My textbook presents the following matrix and asks to find its determinant:
$$d=\left|\begin{array} --1&1&-2\\-1&-1&-4\\-1&1&-7\end{array}\right|$$
And then says that it takes the negative sign from the first column and the negative sign from the third column so that the matrix becomes:
$$d=\left|\begin{array}11&1&2\\1&-1&4\\1&1&7\end{array}\right|$$
I understand that it is possible to multiply any row by -$1$, but if I were to multiply every row by $-1$ then the second column would have the signs inverted.

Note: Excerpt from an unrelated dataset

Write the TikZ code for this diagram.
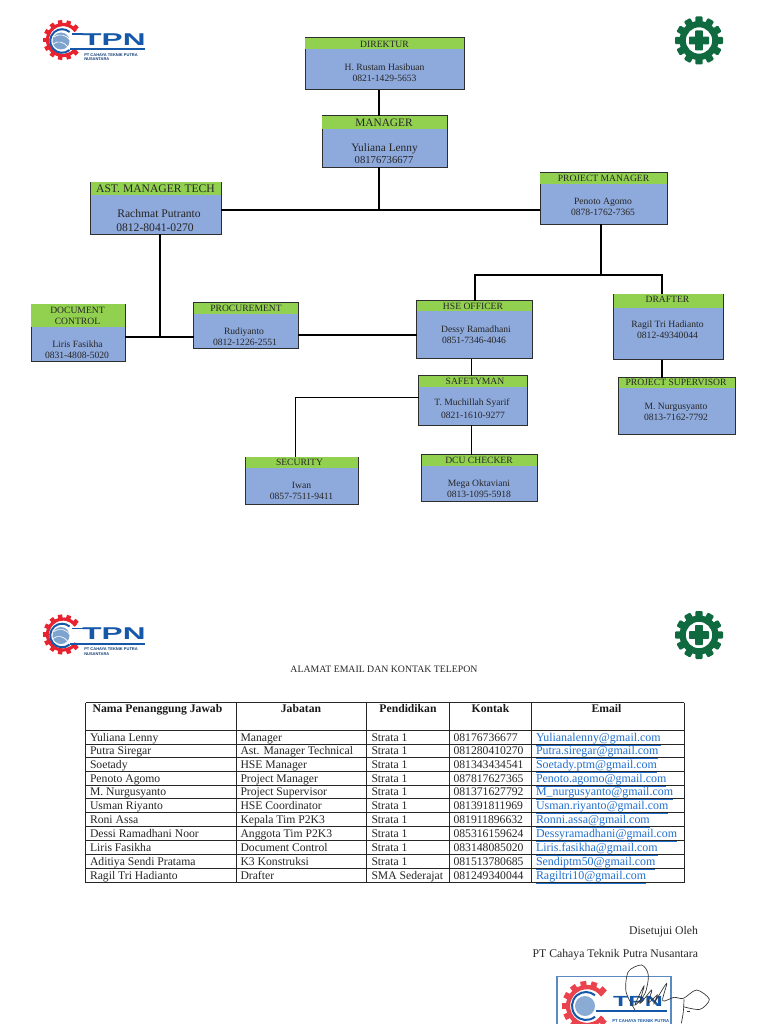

Any hints on how this is possible to take the negative signs out of the matrix?
Rather than premultiplying the matrix, try post multiplying the matrix by $diag(-1, 1, -1)$ to achieve that result.
$$\begin{bmatrix}-1 & 1&-2\\-1&-1&-4\\-1&1&-7\end{bmatrix}\begin{bmatrix}-1 & 0&0 \\ 0&1&0\\0&0& - 1\end{bmatrix}= \begin{bmatrix}1&1&2\\1&-1&4\\1&1&7\end{bmatrix}$$
In terms of determinant, we can perform elementary column operations. You can view it as taking transpose (transpose doesn't change the determiant), perform row operations, then taking transpose back again.